The first refugee we speak with in the town of Sevare is pretty confident that the conflict between Mali’s weak government and Islamist insurgents will blow over. Even before her hometown of Timbuktu was won over by French and Malian forces this week, she suspected she’d be able to get back there and pick up where she’d left things, eight months ago, when she heard heavy gunfire and started running.
“It will be like it used to be,” she tells our guide in Bambara. We never catch her name because her infant son Ali, sitting in her lap, keeps poking his finger in her mouth, which she permits with a weary smile. Ali is six months old; he was born in the refugee camp, a good 500 kilometers southeast of his mom's home.
Uangara, a 30-year-old refugee from Gao – considered to be another Tuareg stronghold like Timbuktu was – says there never were any Tuaregs in the city, except for the marketplace. They had lived in the desert – until one day they just came in, blasted away the Malian army and declared an independent Azawad state – take it or leave it.
“I don't care for either the MNLA or Ansar ad-Dine,” she says, naming both the secular separatist movement of the Tuareg and the sharia promoters who sidelined it in Azawad. She says she finds it hard to believe that things can go back to what they were before, but she does not say how they may be instead.
The refugee aid distribution zone is not the pit of suffering and despondence that such places are stereotyped to be. Instead, it looks like a cross between a political rally and a Walmart on Black Friday: Women in bright dresses crowd a lone man handing out food coupons, frowning and complaining as he barks out their names. At first glance, we took it to be a campaign of civil disobedience, but they described it as “standing in line.” When my colleague sets up his camera, they start crowding us instead, and little Ali grabs my hand and squeezes my finger.
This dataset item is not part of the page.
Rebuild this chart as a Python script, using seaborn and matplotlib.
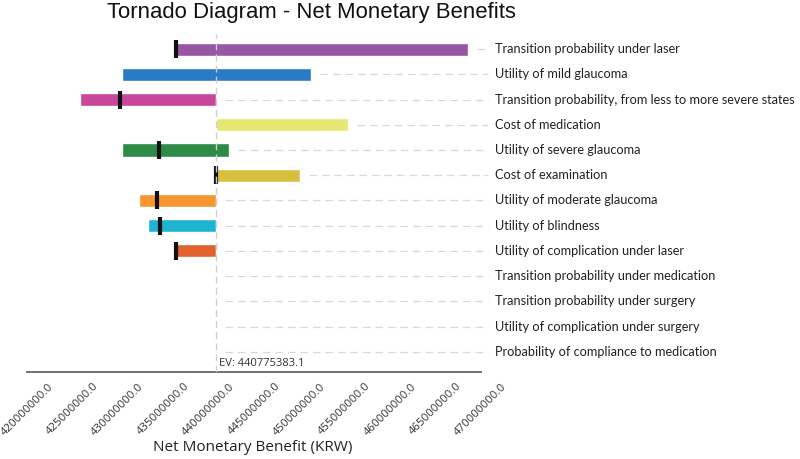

Many women wear golden jewelry and hold cellphones no worse than mine. Though their men are nowhere to be seen, it's because they are doing odd jobs in town, not because something’s happened to them, one of the zone's supervisors explains. The women tell no stories about mass executions, rapes or slaughter of civilians – most simply did as Ali's mom had and fled when the fighting got close. The majority have been in Sevare for months, and whatever sadness or fear they experienced is fading; in fact, some are excited by the unexpected proximity to southern centers of civilization and bug us for a lift to Mopti.
Nonetheless, some share harsher stories behind their escape. One mentions her brother being jailed and tortured for a month because cigarettes were found at his house – a big no-no in sharia. He was released after he went insane. Another saw a relative pressganged into Islamist service as a driver, a month elapsing before he managed to escape. The third recalls how there were no more tickets for buses going from the besieged Gao, and the family had to travel 25 kilometers through the mountains in a horse-driven cart. They don't dwell on it, and seem so happy about France intervening on their behalf that one tells us, “God is French.”
But how long will the happiness last once the refugees return?
“I will get back home,” says Safetu Maiga, also from Gao. “But I will never be friends with my Tuareg neighbors there anymore.”